Hi, I'm in the same, uh, boat. I can't see paying someone else 20-40 grand on top of the cost of a new van for the conversion. Just got a 95 Ford E-350 Extended Cargo Van with 7.3 Powerstroke turbodiesel. I figure I saved about $30 grand, less whatever I might need to put into the van to keep it rollin'.
Did my first mileage run and I was amazed to get 24mpg on the highway with the turbodiesel. It seems to be a better choice for a Class B than any gasoline engine, at least if power vs. mileage is important.
I'm looking for my first upgrade: a raised top. Any referrals for shops in the Inland SoCal region?
Anybody know of good ways to lower the vehicle without drastically cutting its payload capacity? Upgrading the suspension to improve the ride for long haul comfort isn't out of the question either.
One little detail--Go to your DMV and to your own State Laws (vehicle Codes) at your library and do your homework on this one. Look up "upfitter" in the indices. Make SURE you'll still be able to register your DIY MH where you live, or getting it insured will be moot.
Where I live (West Virgina) there is no requirement; no license to climb into a cargo-van with tools in hand. In other states (and I don't know which but OH next door may be one of them)--registering a home-converted/home-built RV can be a problem. Do your homework before you perhaps build a lawn-ornament.
We made a "van conversion" into a camping van, and the details can be found on our Web site.
The great advantage to starting with a van conversion instead of a plain old van, as far as we were concerned, was that the real pain-in-the-pinny stuff like internal lining, carpeting, and roof raising had already been done. Of course, another reason was that we were given the van for nothing ....;^) Nevertheless, if we had to do it over I'd make the same choice.
Go to Sportsmobile's website and download their brochures. It's all in PDF format. There will be a scale drawings of your van's floor and of components you might want to install, bed, cabinets, countertops, etc. It's very helpful with planning. Yes, Sportsmobile will install a raised roof for you. The price I got was around $4K installed. A van conversion company here did mine for around $2300. That's a bare fiberglass top, white and unpainted on the interior. I'm doing the inside finishing myself. It's a little extra work, but I can buy a lot of goodies for it with the $1700 I saved. Also, if you're doing a propane installation, they will sell you an ASME tank for much less than the RV dealers will..

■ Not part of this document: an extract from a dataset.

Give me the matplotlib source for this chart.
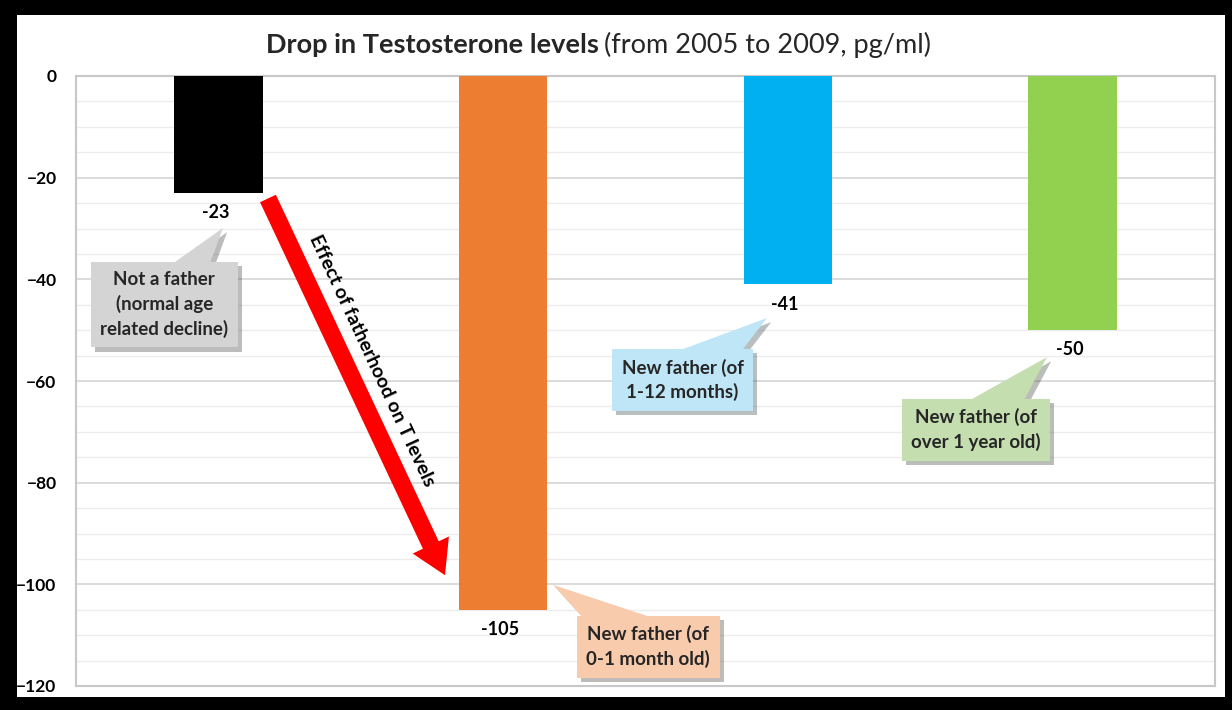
import matplotlib.pyplot as plt
import matplotlib.patheffects as pe
from matplotlib.patches import Rectangle, FancyArrowPatch

# data
groups = ['Not a father', 'New father 0-1 month', 'New father 1-12 months', 'New father over 1 year']
drops = [-23, -105, -41, -50]
bar_colors = ['#000000', '#ed7d31', '#00b0f0', '#92d050']
callout_texts = ['Not a father\n(normal age\nrelated decline)', 'New father (of\n0-1 month old)',
                 'New father (of\n1-12 months)', 'New father (of\nover 1 year old)']
callout_colors = ['#d4d4d4', '#f8cbad', '#bfe6f6', '#c5deb0']
y_ticks = [0, -20, -40, -60, -80, -100, -120]

plt.rcParams['font.family'] = ['Lato', 'DejaVu Sans']

fig = plt.figure(figsize=(12.32, 7.10), dpi=100)
fig.patch.set_facecolor('black')
fig.patches.append(Rectangle((17 / 1232, 13 / 710), 1208 / 1232, 682 / 710,
                             transform=fig.transFigure, facecolor='white', edgecolor='none', zorder=-5))

ax = fig.add_axes([76 / 1232, 24 / 710, 1139 / 1232, 610 / 710])
ax.set_zorder(1)
x = list(range(len(drops)))
ax.bar(x, drops, width=0.31, color=bar_colors, zorder=3)
ax.set_xlim(-0.5, 3.5)
ax.set_ylim(-120, 0)
ax.set_yticks(y_ticks)
ax.set_yticks(range(-120, 1, 5), minor=True)
ax.set_xticks([])
ax.tick_params(axis='y', which='both', length=0, pad=14, labelsize=12.5)
for lab in ax.get_yticklabels():
    lab.set_fontweight('bold')
ax.grid(axis='y', which='major', color='#d9d9d9', lw=1.3, zorder=0)
ax.grid(axis='y', which='minor', color='#ececec', lw=1.0, zorder=0)
for s in ax.spines.values():
    s.set_color('#c8c8c8')
    s.set_linewidth(1.5)

# value labels
for i, v in enumerate(drops):
    ax.text(i - 0.01, v - 2.2, str(v), ha='center', va='top', fontsize=13, fontweight='bold')

# callouts (offsets relative to each bar's value)
tip_off = [(0.016, -6.9), (0.175, 4.9), (-0.073, -6.6), (-0.09, -5.3)]
box_off = [(-0.19, -22), (0.51, -7.3), (-0.37, -18.8), (-0.34, -19.6)]
shadow = [pe.SimplePatchShadow(offset=(3, -3), alpha=0.35), pe.Normal()]
for i, v in enumerate(drops):
    ann = ax.annotate(callout_texts[i], xy=(i + tip_off[i][0], v + tip_off[i][1]),
                      xytext=(i + box_off[i][0], v + box_off[i][1]),
                      ha='center', va='center', fontsize=13.5, fontweight='bold', color='#262626',
                      linespacing=1.45, zorder=5,
                      bbox=dict(boxstyle='square,pad=0.5', fc=callout_colors[i], ec='none'),
                      arrowprops=dict(arrowstyle='wedge,tail_width=3.2,shrink_factor=0.5',
                                      fc=callout_colors[i], ec='none',
                                      patchA=None, shrinkA=0, shrinkB=0))
    ann.get_bbox_patch().set_path_effects(shadow)
    ann.arrow_patch.set_path_effects(shadow)

# red arrow from not-a-father bar to 0-1 month bar
arrow = FancyArrowPatch((0.17, drops[0] - 0.6), (0.8, drops[1] + 6.3),
                        arrowstyle='simple,head_width=2.4,head_length=2.0,tail_width=1.05',
                        mutation_scale=12, fc='#ff0000', ec='none', zorder=4)
ax.add_patch(arrow)
ax.text(0.54, -56, 'Effect of fatherhood on T levels', rotation=-65.1, rotation_mode='anchor',
        ha='center', va='center', fontsize=14, fontweight='bold', zorder=5)

# title
fig.text(0.486, 0.937, 'Drop in Testosterone levels', ha='right', va='center',
         fontsize=19.5, fontweight='bold', color='#262626')
fig.text(0.490, 0.937, '(from 2005 to 2009, pg/ml)', ha='left', va='center',
         fontsize=19.5, color='#262626')

fig.savefig('out.png', dpi=100, facecolor=fig.get_facecolor())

Here is one more place to go: the Yahoo!™ P30 Stepvan Support Group. You don't have to sign-up just to look around. Some of it may be of interest to you. BTW that's *our* baby playing "cover-girl" there at the moment; a former cable-laying truck I will teach how to play.
Converting anything like that is a good-news, bad-news thing, only it's the same news--at some point you'll be on your own. If you're up for that, I wish you success in pulling it off.
Sportsmobile prices seem rather high. I found a shop that raises tops for mobility vans, but they only will do it with an integrated box-steel frame for $3,200 for the whole job. I'm not sure if the additional frame/roll cage is necessary for RV use, but I can understand why vans with wheelchair lifts would need the greater structural integrity that the reinforcement provides. Maybe it's a good idea? I saw a van in the shop and they do quality work, with nice welding and finish work.